Inspired by a lifelong love of paper and one memorable trip to France, artist and author Cat Seto founded San Francisco’s Ferme à Papier—a collection of gift cards, planners, notepads, art prints, calendars, and more. Since then, the stationary line has been featured in InStyle, Elle Décor, and Refinery29, among others, and made its way into boutiques, museum shops, and bookstores in the US and abroad. We sat down with Cat to learn more about her background and what makes her tick.
Can you tell us about the Ferme à Papier line?
Ferme à Papier is a line of paper goods that is hand-illustrated, made in California from our studio in San Francisco, and printed on 100-percent PCW eco-friendly stock.
What were your inspirations for the designs?
My inspiration is a mix of Paris meets Brooklyn. I took a trip to Paris for the first time a few years back and was mesmerized by the people, color palettes, and history. When I returned, I couldn't stop drawing for three weeks straight. I had 52 images at that point and a new line.
When did you know you wanted to be a designer, and how did you end up in San Francisco?
I originally came to SF as a writer in fiction.
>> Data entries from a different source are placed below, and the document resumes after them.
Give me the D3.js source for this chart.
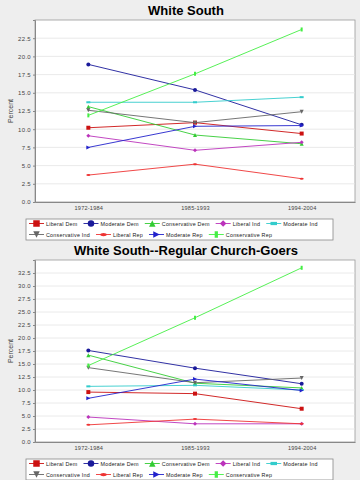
<!DOCTYPE html>
<html>
<head>
<meta charset="utf-8">
<script src="https://cdn.jsdelivr.net/npm/d3@7"></script>
<style>
  body { margin: 0; background: #eeeeee; }
  svg { display: block; font-family: "Liberation Sans", Arial, sans-serif; }
</style>
</head>
<body>
<svg id="chart" width="360" height="480"></svg>
<script>
// categories on the x axis
const periods = ["1972-1984", "1985-1993", "1994-2004"];

const seriesNames = [
  "Liberal Dem", "Moderate Dem", "Conservative Dem",
  "Liberal Ind", "Moderate Ind", "Conservative Ind",
  "Liberal Rep", "Moderate Rep", "Conservative Rep"
];

// percent, one row per series (same order as seriesNames)
const southValues = [
  [10.2, 10.9, 9.4],
  [18.9, 15.4, 10.6],
  [13.1, 9.2, 8.0],
  [9.1, 7.1, 8.2],
  [13.7, 13.7, 14.4],
  [12.6, 10.9, 12.4],
  [3.7, 5.2, 3.2],
  [7.5, 10.4, 10.5],
  [11.9, 17.6, 23.7]
];

const churchValues = [
  [9.6, 9.3, 6.4],
  [17.6, 14.2, 11.2],
  [16.7, 11.3, 10.4],
  [4.8, 3.5, 3.5],
  [10.7, 10.9, 10.0],
  [14.3, 11.4, 12.3],
  [3.3, 4.4, 3.5],
  [8.4, 12.1, 9.9],
  [14.7, 23.9, 33.5]
];

const southTicks = d3.range(0, 25, 2.5);
const churchTicks = d3.range(0, 35, 2.5);

const colors = ["#cc1111", "#1a1a9a", "#33cc33", "#bb33bb", "#33cccc",
                "#666666", "#ee3333", "#2222cc", "#44ee44"];

// jfreechart-ish shape sequence
function shapePath(i, s) {
  const h = s / 2;
  switch (i) {
    case 0: return `M${-h},${-h}h${s}v${s}h${-s}Z`;
    case 1: return d3.symbol(d3.symbolCircle, Math.PI * h * h)();
    case 2: return `M0,${-h}L${h},${h}L${-h},${h}Z`;
    case 3: return `M0,${-h}L${h},0L0,${h}L${-h},0Z`;
    case 4: return `M${-h},${-h / 2}h${s}v${h}h${-s}Z`;
    case 5: return `M${-h},${-h}L${h},${-h}L0,${h}Z`;
    case 6: return `M${-h},0A${h},${h / 2} 0 1,0 ${h},0A${h},${h / 2} 0 1,0 ${-h},0Z`;
    case 7: return `M${-h},${-h}L${h},0L${-h},${h}Z`;
    default: return `M${-h / 2},${-h}h${h}v${s}h${-h}Z`;
  }
}

const svg = d3.select("#chart");

function drawPanel(top, title, values, ticks, yMax) {
  const g = svg.append("g").attr("transform", `translate(0,${top})`);
  const plot = {left: 35, right: 355, top: 20, bottom: 202};

  g.append("text")
    .attr("x", 186).attr("y", 15)
    .attr("text-anchor", "middle")
    .style("font-size", "13px").style("font-weight", "bold")
    .text(title);

  const x = d3.scalePoint().domain(periods).range([plot.left, plot.right]).padding(0.5);
  const y = d3.scaleLinear().domain([0, yMax]).range([plot.bottom, plot.top]);

  g.append("rect")
    .attr("x", plot.left).attr("y", plot.top)
    .attr("width", plot.right - plot.left).attr("height", plot.bottom - plot.top)
    .attr("fill", "#fff").attr("stroke", "#999").attr("stroke-width", 0.8);

  // grid
  g.append("g").selectAll("line").data(ticks.slice(1)).join("line")
    .attr("x1", plot.left).attr("x2", plot.right)
    .attr("y1", d => y(d)).attr("y2", d => y(d))
    .attr("stroke", "#e4e4e4").attr("stroke-width", 0.8);

  const yAxis = g.append("g").attr("transform", `translate(${plot.left},0)`)
    .call(d3.axisLeft(y).tickValues(ticks).tickFormat(d3.format(".1f")).tickSize(2).tickPadding(2));
  yAxis.select(".domain").attr("stroke", "#888");
  yAxis.selectAll(".tick line").attr("stroke", "#888");
  yAxis.selectAll("text").style("font-size", "6px").attr("fill", "#444").style("letter-spacing", "0.3px");

  const xAxis = g.append("g").attr("transform", `translate(0,${plot.bottom})`)
    .call(d3.axisBottom(x).tickSize(0).tickPadding(4));
  xAxis.select(".domain").attr("stroke", "#888");
  xAxis.selectAll("text").style("font-size", "5.6px").attr("fill", "#444").style("letter-spacing", "0.2px");

  g.append("text")
    .attr("transform", `translate(13,${(plot.top + plot.bottom) / 2}) rotate(-90)`)
    .attr("text-anchor", "middle")
    .style("font-size", "7px").attr("fill", "#444")
    .text("Percent");

  const line = d3.line().x((d, i) => x(periods[i])).y(d => y(d));
  values.forEach((row, si) => {
    g.append("path").datum(row)
      .attr("d", line).attr("fill", "none")
      .attr("stroke", colors[si]).attr("stroke-width", 0.9);
    g.append("g").selectAll("path").data(row).join("path")
      .attr("transform", (d, i) => `translate(${x(periods[i])},${y(d)})`)
      .attr("d", shapePath(si, 4))
      .attr("fill", colors[si]);
  });

  // legend: five items on the first row, the rest on the second
  const lg = g.append("g");
  lg.append("rect")
    .attr("x", 26).attr("y", 219).attr("width", 307).attr("height", 21)
    .attr("fill", "#fff").attr("stroke", "#888").attr("stroke-width", 0.8);
  let cx = 28;
  seriesNames.forEach((name, si) => {
    const row = si < 5 ? 0 : 1;
    if (si === 5) cx = 28;
    const it = lg.append("g").attr("transform", `translate(${cx},${223.5 + row * 11})`);
    const t = it.append("text")
      .attr("x", 18).attr("y", 2)
      .style("font-size", "5.4px").style("letter-spacing", "0.22px").attr("fill", "#222")
      .text(name);
    it.append("line").attr("x1", 1).attr("x2", 16).attr("stroke", colors[si]).attr("stroke-width", 0.9);
    it.append("path").attr("transform", "translate(8.5,0)").attr("d", shapePath(si, 6.5)).attr("fill", colors[si]);
    cx += 18 + t.node().getComputedTextLength() + 5;
  });
}

drawPanel(0, "White South", southValues, southTicks, 25);
drawPanel(240, "White South--Regular Church-Goers", churchValues, churchTicks, 35);
</script>
</body>
</html>
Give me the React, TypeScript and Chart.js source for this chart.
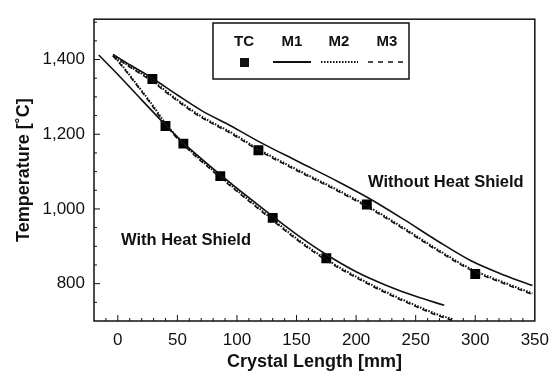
import { useEffect, useRef } from "react";
import { Chart, registerables } from "chart.js";

Chart.register(...registerables);

// ---- Data ----
const seriesNames = ["TC", "M1", "M2", "M3"];
const xTickValues = [0, 50, 100, 150, 200, 250, 300, 350];
const yTickValues = [800, 1000, 1200, 1400];

// Measured thermocouple data (TC)
const tcWithX = [40, 55, 86, 130, 175];
const tcWithY = [1222, 1175, 1088, 976, 868];
const tcWithoutX = [29, 118, 209, 300];
const tcWithoutY = [1348, 1157, 1012, 826];

// Without heat shield (upper curves)
const woM1X = [-4, 10, 28, 50, 70, 95, 118, 150, 185, 210, 240, 268, 296, 325, 348];
const woM1Y = [1414, 1386, 1352, 1305, 1264, 1222, 1181, 1129, 1073, 1030, 972, 915, 862, 822, 795];
const woM2X = [-4, 10, 28, 50, 70, 95, 118, 150, 185, 210, 240, 268, 296, 325, 348];
const woM2Y = [1412, 1382, 1346, 1292, 1248, 1205, 1160, 1106, 1050, 1007, 949, 892, 840, 802, 774];
const woM3X = [-4, 10, 28, 50, 70, 95, 118, 150, 185, 210, 240, 268, 296, 325, 348];
const woM3Y = [1410, 1380, 1343, 1289, 1245, 1202, 1157, 1103, 1047, 1004, 946, 889, 837, 799, 771];

// With heat shield (lower curves)
const wM1X = [-16, 0, 20, 40, 55, 86, 110, 130, 150, 175, 200, 225, 250, 274];
const wM1Y = [1412, 1360, 1292, 1225, 1177, 1092, 1030, 980, 932, 878, 832, 796, 766, 742];
const wM2X = [-4, 2, 15, 28, 40, 55, 86, 110, 130, 150, 175, 200, 225, 250, 268, 281];
const wM2Y = [1410, 1390, 1337, 1283, 1229, 1175, 1087, 1024, 972, 921, 865, 819, 778, 742, 718, 705];
const wM3X = [-4, 2, 15, 28, 40, 55, 86, 110, 130, 150, 175, 200, 225, 250, 268, 280];
const wM3Y = [1409, 1388, 1335, 1280, 1226, 1172, 1084, 1021, 969, 918, 862, 816, 775, 739, 715, 703];

const pts = (xs: number[], ys: number[]) => xs.map((x, i) => ({ x, y: ys[i] }));

const INK = "#111";
const FONT = "'Liberation Sans', Arial, sans-serif";

const decor = {
  id: "decor",
  afterDraw(chart: any) {
    const { ctx, chartArea: a, scales } = chart;
    const xs = scales.x;
    const ys = scales.y;
    ctx.save();
    // frame
    ctx.strokeStyle = INK;
    ctx.lineWidth = 1.5;
    ctx.setLineDash([]);
    ctx.strokeRect(a.left, a.top, a.right - a.left, a.bottom - a.top);
    // inner ticks
    ctx.lineWidth = 1;
    for (let v = -10; v < 350; v += 10) {
      const px = xs.getPixelForValue(v);
      const len = v % 50 === 0 ? 6 : 3;
      ctx.beginPath();
      ctx.moveTo(px, a.bottom);
      ctx.lineTo(px, a.bottom - len);
      ctx.stroke();
    }
    for (let v = 750; v <= 1500; v += 50) {
      const py = ys.getPixelForValue(v);
      const len = v % 200 === 0 ? 6 : 3;
      ctx.beginPath();
      ctx.moveTo(a.left, py);
      ctx.lineTo(a.left + len, py);
      ctx.stroke();
    }
    // axis titles
    ctx.fillStyle = INK;
    ctx.font = `bold 18px ${FONT}`;
    ctx.textAlign = "center";
    ctx.textBaseline = "middle";
    ctx.fillText("Crystal Length [mm]", (a.left + a.right) / 2, 362);
    ctx.save();
    ctx.translate(24, (a.top + a.bottom) / 2);
    ctx.rotate(-Math.PI / 2);
    ctx.fillText("Temperature [\u02DAC]", 0, 0);
    ctx.restore();
    // annotations
    ctx.font = `bold 16.5px ${FONT}`;
    ctx.textAlign = "left";
    ctx.fillText("Without Heat Shield", 368, 182);
    ctx.fillText("With Heat Shield", 121, 240);
    // legend box
    ctx.fillStyle = "#fff";
    ctx.fillRect(213, 23, 196, 56);
    ctx.lineWidth = 1.5;
    ctx.strokeRect(213, 23, 196, 56);
    ctx.fillStyle = INK;
    ctx.font = `bold 15px ${FONT}`;
    ctx.textAlign = "center";
    const cx = [244, 292, 339, 387];
    seriesNames.forEach((n, i) => ctx.fillText(n, cx[i], 42));
    ctx.fillRect(240, 58, 9, 9);
    ctx.lineWidth = 2;
    ctx.beginPath();
    ctx.moveTo(273, 62);
    ctx.lineTo(311, 62);
    ctx.stroke();
    ctx.setLineDash([1.5, 1.5]);
    ctx.beginPath();
    ctx.moveTo(321, 62);
    ctx.lineTo(358, 62);
    ctx.stroke();
    ctx.lineWidth = 1.5;
    ctx.setLineDash([5, 5]);
    ctx.beginPath();
    ctx.moveTo(368, 62);
    ctx.lineTo(408, 62);
    ctx.stroke();
    ctx.restore();
  },
};

const lineDs = (data: any, dash: number[], width: number) => ({
  type: "line" as const,
  data,
  borderColor: INK,
  borderWidth: width,
  borderDash: dash,
  pointRadius: 0,
  fill: false,
  cubicInterpolationMode: "monotone" as const,
});

export default function App() {
  const ref = useRef<HTMLCanvasElement>(null);
  useEffect(() => {
    document.body.style.margin = "0";
    const chart = new Chart(ref.current as HTMLCanvasElement, {
      type: "line",
      data: {
        datasets: [
          lineDs(pts(woM1X, woM1Y), [], 1.6),
          lineDs(pts(woM2X, woM2Y), [1.5, 1.5], 2),
          lineDs(pts(woM3X, woM3Y), [5, 4], 1.5),
          lineDs(pts(wM1X, wM1Y), [], 1.6),
          lineDs(pts(wM2X, wM2Y), [1.5, 1.5], 2),
          lineDs(pts(wM3X, wM3Y), [5, 4], 1.5),
          {
            type: "line",
            data: pts(tcWithoutX, tcWithoutY),
            showLine: false,
            pointStyle: "rect",
            pointRadius: 7,
            pointBackgroundColor: "#000",
            pointBorderWidth: 0,
          },
          {
            type: "line",
            data: pts(tcWithX, tcWithY),
            showLine: false,
            pointStyle: "rect",
            pointRadius: 7,
            pointBackgroundColor: "#000",
            pointBorderWidth: 0,
          },
        ] as any,
      },
      options: {
        responsive: false,
        animation: false,
        devicePixelRatio: 1,
        layout: { padding: { left: 0, right: 20, top: 13, bottom: 0 } },
        plugins: { legend: { display: false }, tooltip: { enabled: false } },
        scales: {
          x: {
            type: "linear",
            min: -20,
            max: 350,
            afterBuildTicks: (s: any) => {
              s.ticks = xTickValues.map((v) => ({ value: v }));
            },
            afterFit: (s: any) => {
              s.height = 53;
            },
            grid: { display: false, drawTicks: false },
            border: { display: false },
            ticks: {
              autoSkip: false,
              maxRotation: 0,
              padding: 9,
              color: INK,
              font: { family: FONT, size: 17 },
              callback: (v: any) => String(v),
            },
          },
          y: {
            type: "linear",
            min: 700,
            max: 1508,
            afterBuildTicks: (s: any) => {
              s.ticks = yTickValues.map((v) => ({ value: v }));
            },
            afterFit: (s: any) => {
              s.width = 94;
            },
            grid: { display: false, drawTicks: false },
            border: { display: false },
            ticks: {
              autoSkip: false,
              padding: 9,
              color: INK,
              font: { family: FONT, size: 17 },
              callback: (v: any) => Number(v).toLocaleString("en-US"),
            },
          },
        },
      },
      plugins: [decor],
    });
    return () => chart.destroy();
  }, []);
  return (
    <div style={{ width: 558, height: 374 }}>
      <canvas ref={ref} width={558} height={374} style={{ display: "block" }} />
    </div>
  );
}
But writer's block led to sleepless nights crafting felt finger puppets that ended up being characters in a stationery line. I took this line to NY to debut and Anthropologie was my first client.
Where did your love of paper come from?
I used to draw on the back of my father's old engineering blueprints, so my love of paper started very young. Paper has always been the medium for my expression, whether it was in painting or writing.
How do you assess paper quality?
When we rebranded to Ferme à Papier, it was very important that we move to eco-friendly paper. It needed to be 100-percent PCW and also chlorine-free.
How do you balance being a mother with creativity?
The balance is real... and I'm reminded and humbled by it on a daily basis. My son is a better drawer than I was at his age, and I love seeing his expression of the world through his art.
What is your favorite writing instrument?
I have a vintage Cross pen that belonged to my mother. It’s slender with just the right weight for my hand.
As an artist, you must constantly be putting ideas on paper. How do you decide which designs to turn into products?
I dream and think and research a lot during my day. There are about a thousand ideas churning at once, but only when I can really see it in my head does it come out onto paper and then become rendered into a product. The decision is part intuitive and organic, and part guided by my indie street MBA.
Are all of your designs hand-illustrated first and then transferred to a computer for final artwork?
I am classically trained in painting and watercolor, so in the beginning I had zero experience in the graphic arts. I had to render everything, including patterns, by hand. This has ended up being a cornerstone to my design, although now I am more comfortable taking renderings into digital for finishing.
What do you love most about being a designer?
Freedom to express creatively. I try to never take that for granted.